船員制度近代化2024年01月12日 15:00

日本人船員の給料が高いからなんとかしようと言う言い方もあれば、運航経費に占める船員給料は微々たる割合、とも言われていて、どっちが本当だったのやら。
とにかく、もう、家族と離ればなれの過酷な職業は先進国では流行らなくなってきた、ということはあったと思います。

従来、デッキ(甲板部)とエンジン(機関部)が厳然と分割していて、それぞれがプロフェッショナルだったのですが、相互乗り入れ、どっちも出来るようにしよう、というのが近代化。

そして、無線の方はFGMDSS構想ができて、最終的にFが取れて(実現して)通信士は消滅しました。
Future Global Maritime Distress and Safety System、将来における海上の遭難及び安全に関する制度。従来、通信士が手で送信するモールスSOSの遭難通信を、海事衛星を使うことで、通信士を不要としたのです。

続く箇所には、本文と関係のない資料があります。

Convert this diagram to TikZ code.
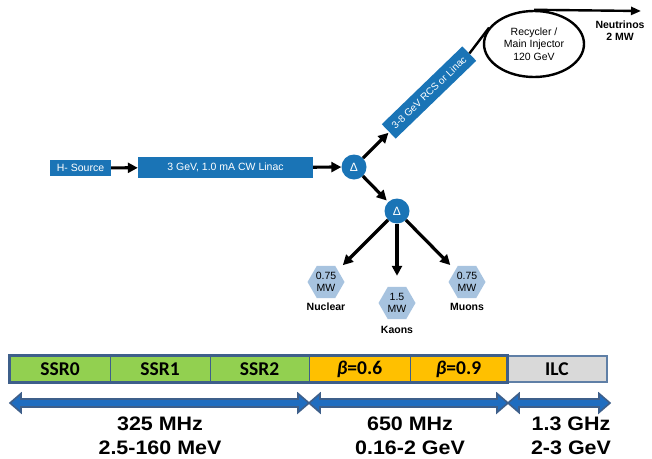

技術の進化、自動化で自然な流れ、社会の進歩とも言えます。

マルシップとか仕組み船というのもありましたが、その先が近代化による減員、最終的に日本人船員は要らない、という形です。
マルシップ、仕組み船:船体だけを外国に貸出(チャーター)します。外国は自国船員を乗せます。それをまたチャーターバックします。すると、日本船に外国人が乗る船が合法的になります。
但し、無線局だけは日本人通信士による運用が必要と明確に法令条文があり、通信士だけ日本人という船もありました。
船体を便宜置籍国に登録して、日本籍の船や日本人船員をほとんど持たないのが現在の海運業です。

エンジンの勉強をしていたコーターマスター、30代半ば、子どもがまだ小さかったのですが、勉強が難しいと悩んでいて、自死した例がありました。
私が初めて乗った新陽丸で、とても親切にしてくれた東北出身のコーターマスター。
世の進歩に追いついていかなければならないとはいえ、とても残念です。
KSコーターマスターを悼んで、あえてここに一筆記させて戴きます。